Iain Banks at The Edinburgh International Book Festival

Iain Banks, or Iain M Banks if you’re reading his science fiction books, attended The Edinburgh International Book Festival to plug his latest novel, Transition. The event started with Banks reading the entire prologue of his new novel, which lasted 20 minutes. Transition appears to pull together his fiction and sci-fi work, with references to the world between the fall of the Berlin Wall, the collapse of the Twin Towers and the global financial meltdown. There were also vivid descriptions of an assassin navigating between carriages of a train in Nepal, a man pitching a movie idea of how to spot sightseeing aliens looking at a solar eclipse and an attempted murder by smothering.

Transition sounded an intriguing novel, full of mystery and thrills. That being said, I’ve often found the best Book Festival events diverge away from this standard format and offer something new, maybe a unique short story or an ad lib performance. The linear nature of the first 20 minutes continued during the dialogue with Paul Johnston, the Scottish crime writer. Here we learnt:

  • Banks writes by carefully planning out a novel and summarising it with colour coded characters on one page, perhaps two pages for his sci-fi works. He can then see where each character appears and plan the whole book through
  • The length of time Banks actually spends writing each book is perhaps 2-3 months. This was the source of some good humour - especially the self suggestion that he spends most of the year doing nothing!
  • Banks didn’t neccessarily think Transition was the best novel for a first-time Banks reader - although he wasn’t sure his publisher would agree!

Perhaps I’d expected the Iain Banks who cuts up his passport and posts it to Number 10 Downing St or the Iain Banks who sold all his supercars as a gesture to the environment, to be more on display. Only when the audience began to ask their own questions did Banks’ passion begin to ignite. This was accompanied by a more animated and looser tongued Banks. The conversation included how Banks:

  • is currently learning the piano - he’s had two lessons and is already writing his “first symphony”
  • defines science fiction - he thinks the laser canons usually give it away! Interestingly because science fiction traditionally sells more copies in America, the Transition novel will be sold as an Iain M Banks novel across the pond
  • got the name Espedair Street from a friend who suggested it would make a great album title
  • has never been happy with Canal Dreams.
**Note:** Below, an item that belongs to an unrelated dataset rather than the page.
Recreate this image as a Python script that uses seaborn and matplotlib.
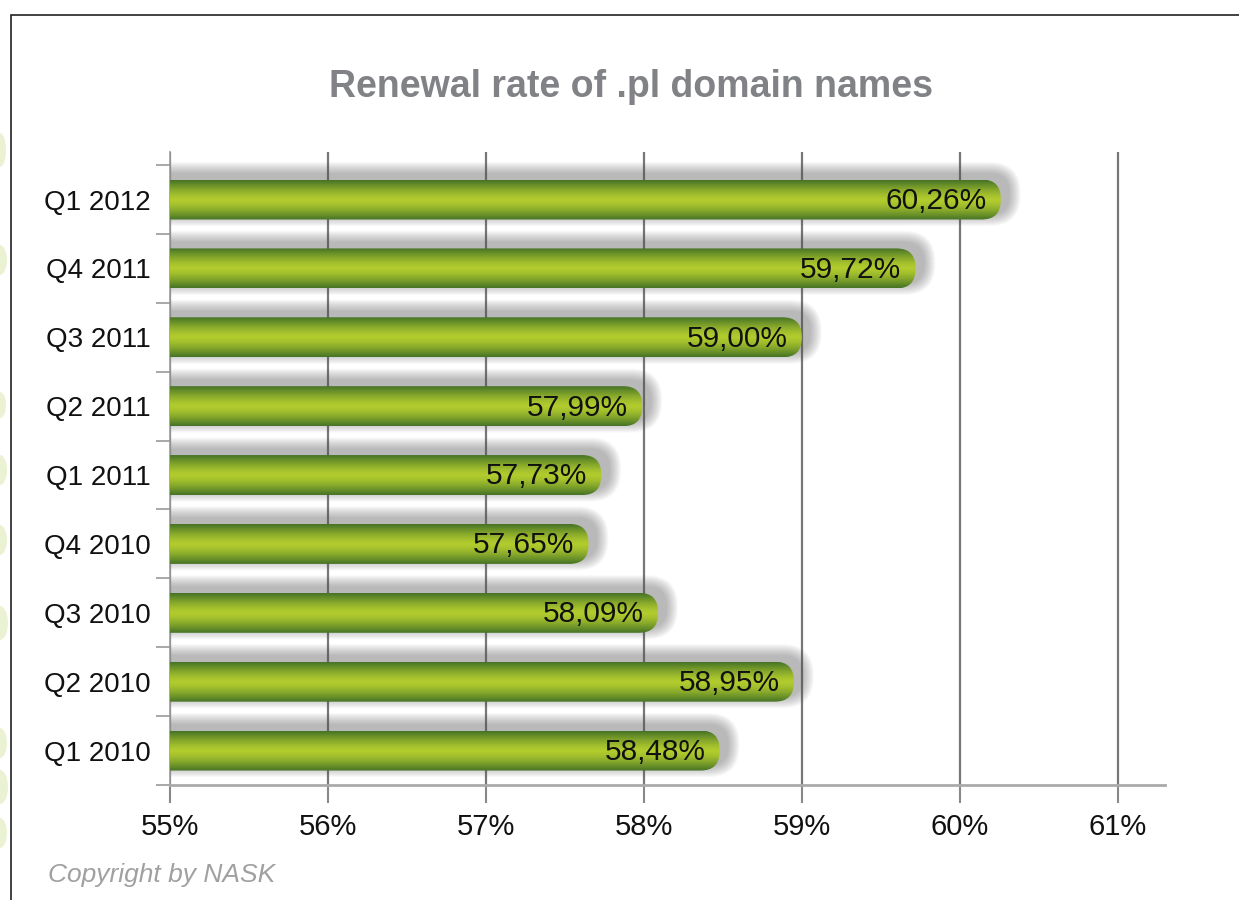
import numpy as np
import pandas as pd
import matplotlib
matplotlib.use("Agg")
import matplotlib.pyplot as plt
from matplotlib.patches import FancyBboxPatch, Rectangle, Ellipse
import seaborn as sns

quarters = ["Q1 2012", "Q4 2011", "Q3 2011", "Q2 2011", "Q1 2011",
            "Q4 2010", "Q3 2010", "Q2 2010", "Q1 2010"]
rates = [60.26, 59.72, 59.00, 57.99, 57.73, 57.65, 58.09, 58.95, 58.48]
x_ticks = [55, 56, 57, 58, 59, 60, 61]
title = "Renewal rate of .pl domain names"
credit = "Copyright by NASK"

df = pd.DataFrame({"quarter": quarters, "rate": rates})

sns.set_style("white")
plt.rcParams["font.family"] = ["Liberation Sans", "DejaVu Sans"]

fig = plt.figure(figsize=(12.39, 9), dpi=100)
ax = fig.add_axes([170 / 1239, 1 - 785 / 900, 995 / 1239, 633 / 900])

sns.barplot(data=df, x="rate", y="quarter", order=quarters, orient="h",
            width=0.58, color="#8ab02e", ax=ax, zorder=3)

ax.set_xlim(55, 61.3)
ax.set_ylim(8.5, -0.69)

# px per data unit, for round corners
sx = 995 / 6.3
sy = 633 / 9.19
asp = sx / sy
r = 0.12

grad_vals = np.abs(np.linspace(-1, 1, 64))
dark = np.array([70, 115, 38]) / 255
light = np.array([178, 204, 46]) / 255
w = grad_vals[:, None] ** 1.4
grad = light[None, :] * (1 - w) + dark[None, :] * w
grad = grad[:, None, :]

for p in list(ax.patches):
    x1 = p.get_x() + p.get_width()
    yc = p.get_y() + p.get_height() / 2
    h = p.get_height()
    p.set_visible(False)
    # soft shadow, thrown up and to the right
    for k in range(12, 0, -1):
        g = k * 1.0
        sh = FancyBboxPatch((54.5, yc - h / 2 - 0.08 - g / sy),
                            x1 - 54.5 + 0.05 + g / sx, h + 2 * g / sy,
                            boxstyle=f"round,pad=0,rounding_size={r + g / sx}",
                            mutation_aspect=asp, fc="#555555", ec="none",
                            alpha=0.04, zorder=2)
        ax.add_patch(sh)
    bar = FancyBboxPatch((54.5, yc - h / 2), x1 - 54.5, h,
                         boxstyle=f"round,pad=0,rounding_size={r}",
                         mutation_aspect=asp, fc="none", ec="none", zorder=3)
    ax.add_patch(bar)
    im = ax.imshow(grad, extent=[54.5, x1, yc + h / 2, yc - h / 2],
                   aspect="auto", zorder=3, interpolation="bilinear")
    im.set_clip_path(bar)
    lbl = f"{p.get_width():.2f}%".replace(".", ",")
    ax.text(x1 - 0.09, yc + 0.02, lbl, ha="right", va="center",
            fontsize=21.5, color="#111111", zorder=5)

ax.set_xlim(55, 61.3)
ax.set_ylim(8.5, -0.69)

ax.set_xticks(x_ticks)
ax.set_xticklabels([f"{t}%" for t in x_ticks], fontsize=21, color="#111111")
ax.set_yticks(range(len(quarters)))
ax.set_yticklabels(quarters, fontsize=20, color="#111111")
ax.set_yticks(np.arange(-0.5, len(quarters), 1), minor=True)
ax.tick_params(axis="y", which="major", length=0, pad=14)
ax.tick_params(axis="y", which="minor", length=10, width=1.2, color="#999999",
               direction="out", left=True)
ax.tick_params(axis="x", length=13, width=1.5, color="#888888",
               direction="out", bottom=True, pad=7)
ax.set_xlabel("")
ax.set_ylabel("")

ax.grid(axis="x", color="#777777", lw=1.6, zorder=1)
ax.grid(axis="y", visible=False)
ax.set_axisbelow(True)
for s in ["top", "right"]:
    ax.spines[s].set_visible(False)
ax.spines["left"].set_color("#999999")
ax.spines["left"].set_linewidth(1.2)
ax.spines["bottom"].set_color("#aaaaaa")
ax.spines["bottom"].set_linewidth(2)

fig.text(631 / 1239, 1 - 87 / 900, title, ha="center", va="center",
         fontsize=27, fontweight="bold", color="#808285",
         family=["Liberation Sans Narrow", "Liberation Sans", "DejaVu Sans"])
fig.text(48 / 1239, 1 - 875 / 900, credit, ha="left", va="center",
         fontsize=19, style="italic", color="#a0a0a0")

# page frame
fig.add_artist(Rectangle((11 / 1239, -0.1), 1.2, 1 - 15 / 900 + 0.1,
                         transform=fig.transFigure, fill=False,
                         ec="#222222", lw=1.2))
# faint leaf decorations at the left edge
for yy, ww, hh in [(150, 12, 34), (260, 14, 30), (405, 12, 26), (470, 14, 30),
                   (540, 14, 30), (623, 16, 34), (743, 14, 30), (787, 16, 34),
                   (833, 14, 30)]:
    fig.add_artist(Ellipse((0, 1 - yy / 900), ww / 1239, hh / 900,
                           transform=fig.transFigure, fc="#dfeab8",
                           ec="none", alpha=0.6))

fig.savefig("out.png", dpi=100)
He would tidy his flat to avoid writing; eventually starting to write at 9pm while drinking copious amounts of whisky
  • couldn’t believe the wide range of people, from cleaners to Lords, who connected with his first novel The Wasp Factory
  • agrees a lot of his sci-fi ideas maybe aren’t feasible because we haven’t sorted the Faster Than Light (FTL) problem, although some part of him hopes this is possible. But he just about gets away with his work involving “worm holes”.
  • gets ideas for his books from everywhere and everything around him

The final segment was, as is often the case, by far the most engaging. As we left Iain Banks was courteously signing shiny new copies of his Transition novel along with some of his old books, which fans had brought along.